The public relations firm that represented Judith Krantz has been hired to help with the launch.

And for marketing, Esposito enlisted Susan Leslie. “I was looking for . . . someone who understood how to make books sexy,” said Esposito, who described Leslie fondly, in such terms as wild and nuts . “We were trying to come up with publicity gimmicks . . . and I discovered she was talking to NASA to get the dictionary in space.” (The plan did not pan out.)

The Merriam-Webster campaign follows a blitz by Houghton Mifflin, which launched its American Heritage Dictionary, Third Edition, nine months ago with a rap song, giveaways on “Wheel of Fortune” and a toll-free number, 1-800-NEW WORDS.

Callers could check in, day or night, to hear actor Tony Randall nattering about words--everything from the longest one in the dictionary ( dichlorodiphenyltrichloroethane , a.k.a. DDT) to the history of the word nerd (first noted in Dr. Seuss’ “If I Ran The Zoo”).

The word yo prompted an extravaganza at the Philadelphia museum that Rocky Balboa made famous.
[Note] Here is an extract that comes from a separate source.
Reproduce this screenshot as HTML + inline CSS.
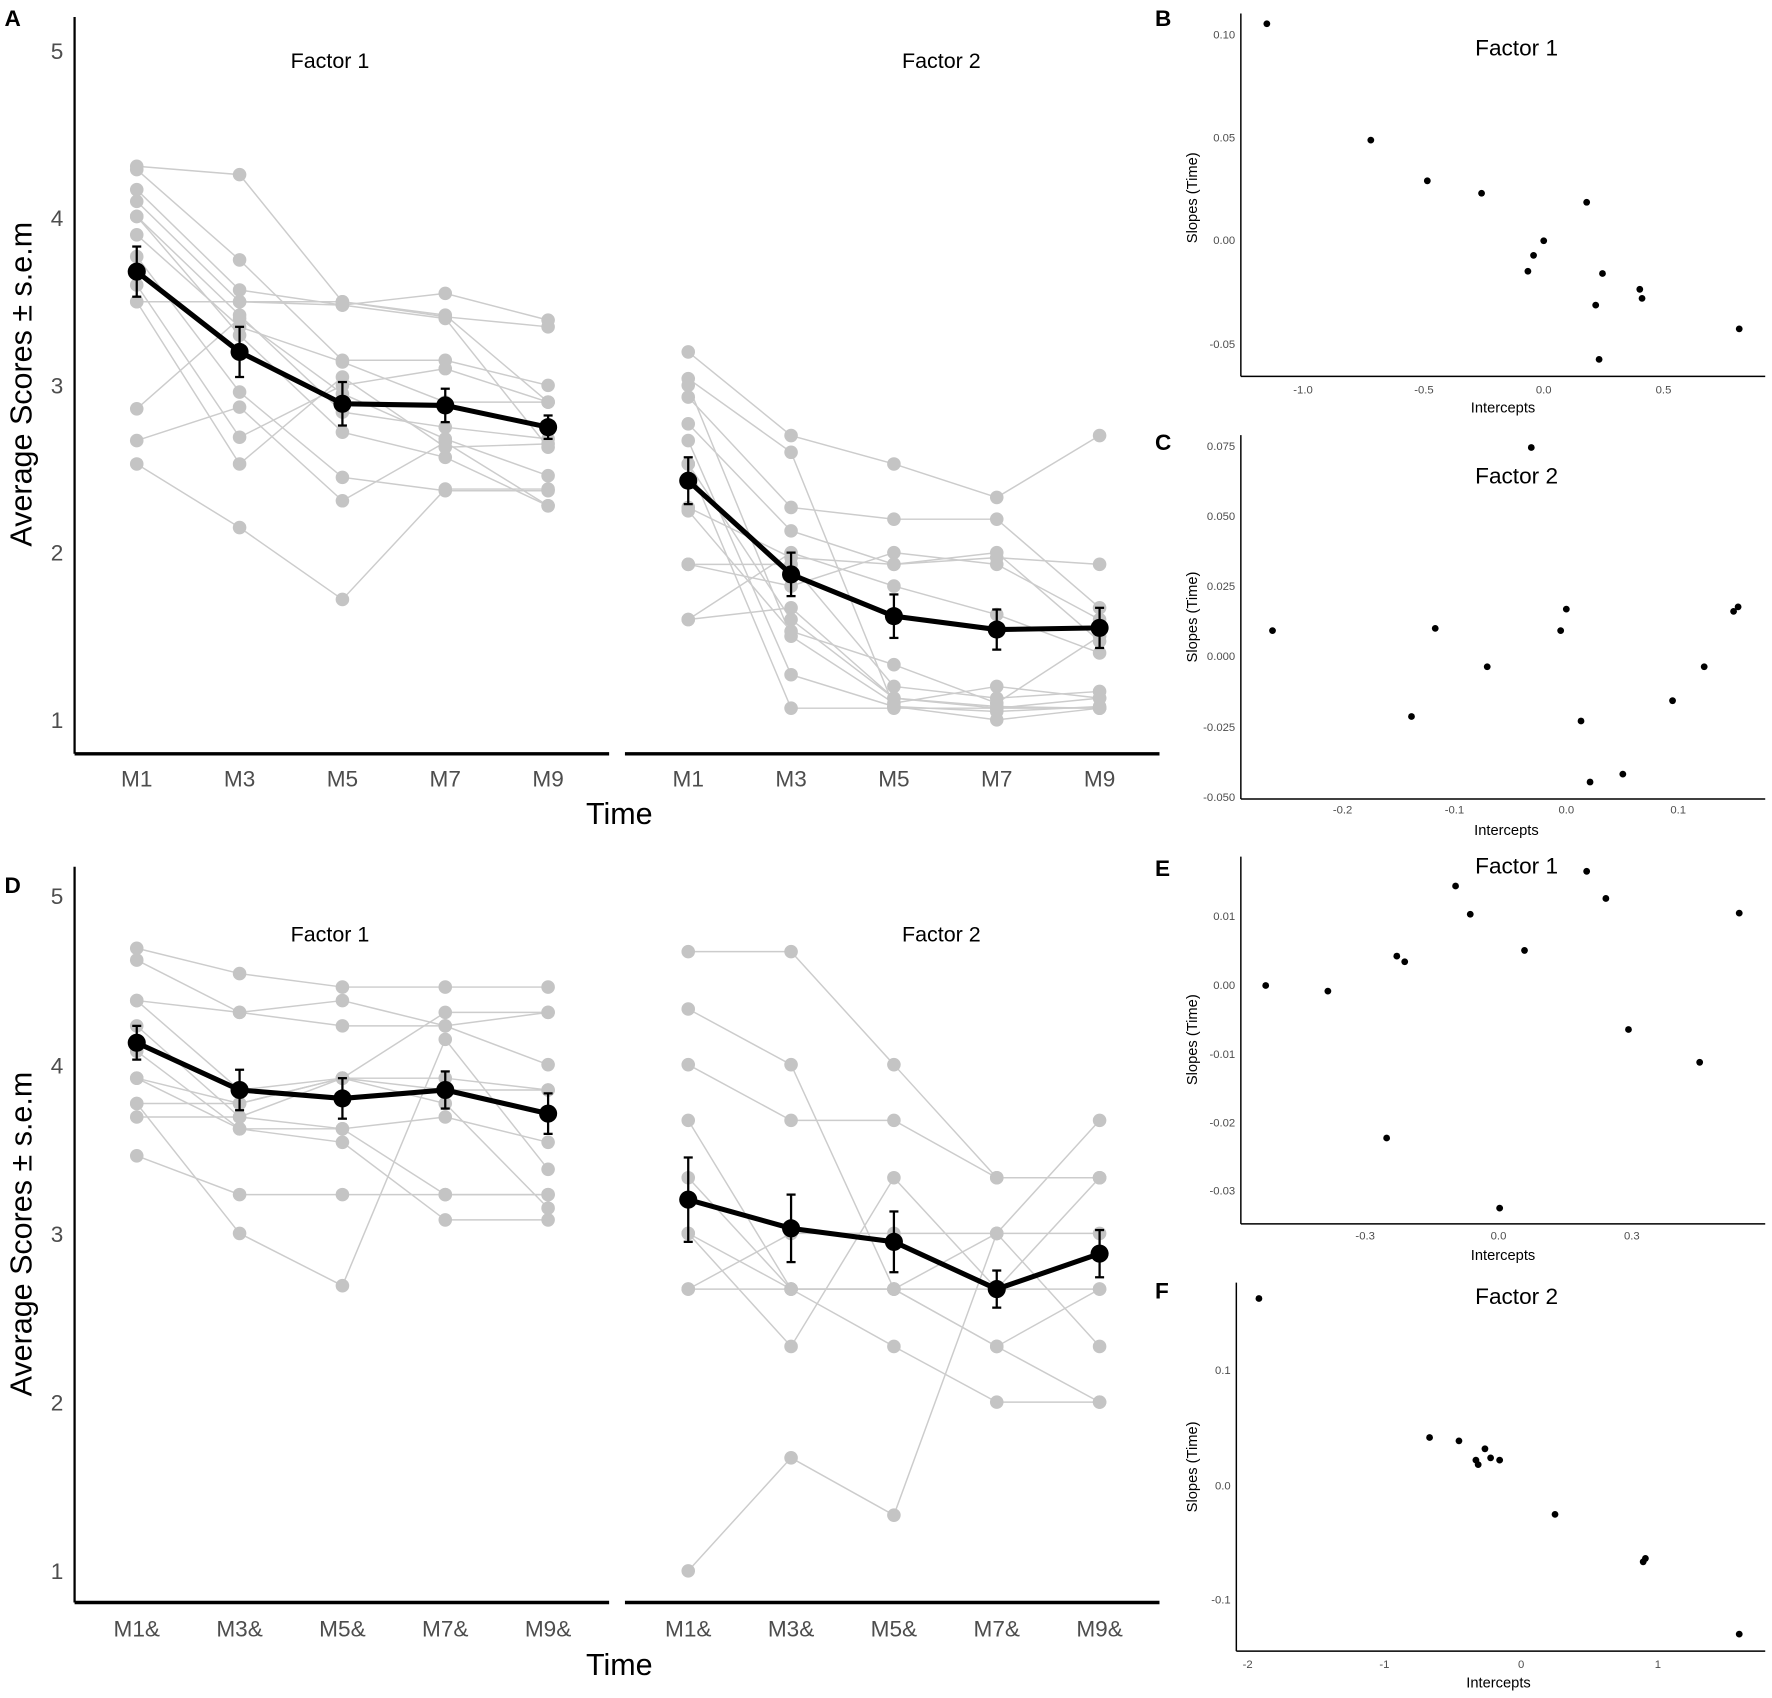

Before TV cameras and wearing “Yo” T-shirts, librarians charged up the steps and flipped open their dictionaries to what the promotions manager called “the Yo page.”

The dictionary also will appear in a movie starring Jack Nicholson, according to Sandy Goroff-Mailly, a promotions manager for Houghton Mifflin--just as soft drinks and cigarettes have made film cameos under similar product placement deals.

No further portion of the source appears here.